Task requirements: Retype, exactly as they stand, the lines from the start of the data to the line that contains "PieChart, Pie, Cell", both ends included. Leave the pictures out.

--

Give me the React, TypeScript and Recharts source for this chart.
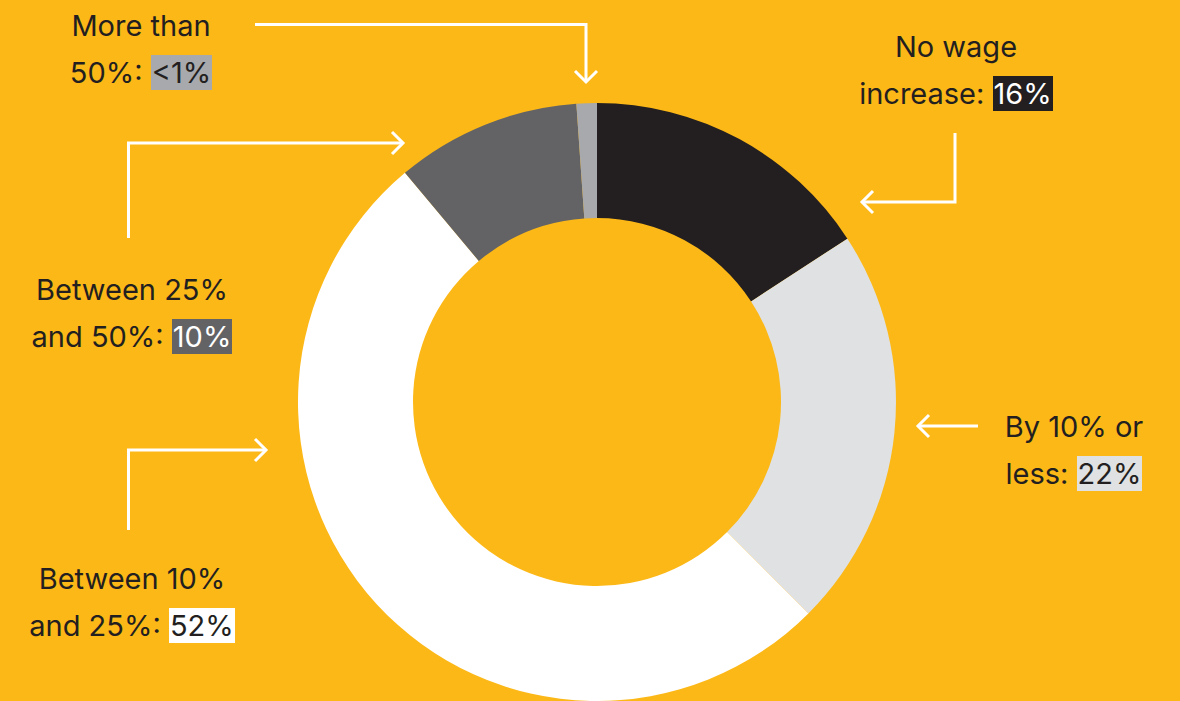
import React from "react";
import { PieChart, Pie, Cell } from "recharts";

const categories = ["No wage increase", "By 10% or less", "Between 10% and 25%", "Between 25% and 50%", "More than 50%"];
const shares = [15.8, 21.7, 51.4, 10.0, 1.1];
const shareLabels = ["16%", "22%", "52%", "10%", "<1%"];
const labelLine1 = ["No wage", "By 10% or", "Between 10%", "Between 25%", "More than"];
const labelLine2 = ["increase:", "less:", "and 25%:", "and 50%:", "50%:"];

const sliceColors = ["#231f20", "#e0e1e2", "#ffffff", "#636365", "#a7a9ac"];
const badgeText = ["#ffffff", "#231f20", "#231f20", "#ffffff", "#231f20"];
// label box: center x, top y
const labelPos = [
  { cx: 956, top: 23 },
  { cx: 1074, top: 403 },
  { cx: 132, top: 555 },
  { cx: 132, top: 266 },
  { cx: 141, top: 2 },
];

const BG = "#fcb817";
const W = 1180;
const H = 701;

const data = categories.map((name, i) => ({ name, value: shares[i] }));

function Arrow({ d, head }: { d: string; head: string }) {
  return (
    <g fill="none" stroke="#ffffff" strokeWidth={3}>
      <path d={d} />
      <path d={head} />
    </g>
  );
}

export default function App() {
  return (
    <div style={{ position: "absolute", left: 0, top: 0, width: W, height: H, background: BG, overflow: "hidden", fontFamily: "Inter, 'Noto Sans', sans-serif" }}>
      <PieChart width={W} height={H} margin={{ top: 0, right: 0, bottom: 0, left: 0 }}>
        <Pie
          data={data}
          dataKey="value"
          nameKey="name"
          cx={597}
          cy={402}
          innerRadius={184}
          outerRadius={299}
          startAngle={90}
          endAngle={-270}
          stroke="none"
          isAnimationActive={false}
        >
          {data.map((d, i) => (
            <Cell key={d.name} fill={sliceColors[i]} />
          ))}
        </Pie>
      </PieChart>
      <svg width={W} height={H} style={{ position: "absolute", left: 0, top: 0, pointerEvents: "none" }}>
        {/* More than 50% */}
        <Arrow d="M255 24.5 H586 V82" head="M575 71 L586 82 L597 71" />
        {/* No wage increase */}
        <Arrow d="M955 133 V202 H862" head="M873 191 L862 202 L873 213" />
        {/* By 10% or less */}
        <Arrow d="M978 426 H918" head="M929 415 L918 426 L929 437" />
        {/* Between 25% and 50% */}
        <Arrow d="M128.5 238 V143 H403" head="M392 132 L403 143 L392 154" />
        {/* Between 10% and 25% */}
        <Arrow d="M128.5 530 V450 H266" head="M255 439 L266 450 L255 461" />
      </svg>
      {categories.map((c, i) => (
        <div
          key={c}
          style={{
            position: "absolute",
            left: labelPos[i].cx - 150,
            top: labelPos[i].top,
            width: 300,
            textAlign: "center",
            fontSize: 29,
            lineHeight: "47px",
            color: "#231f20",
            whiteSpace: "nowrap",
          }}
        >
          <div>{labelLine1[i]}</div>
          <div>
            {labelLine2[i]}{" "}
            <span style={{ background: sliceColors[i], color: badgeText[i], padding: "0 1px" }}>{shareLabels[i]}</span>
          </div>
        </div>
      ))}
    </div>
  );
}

--

Written solution:
Give me the React, TypeScript and Recharts source for this chart.
import React from "react";
import { PieChart, Pie, Cell } from "recharts";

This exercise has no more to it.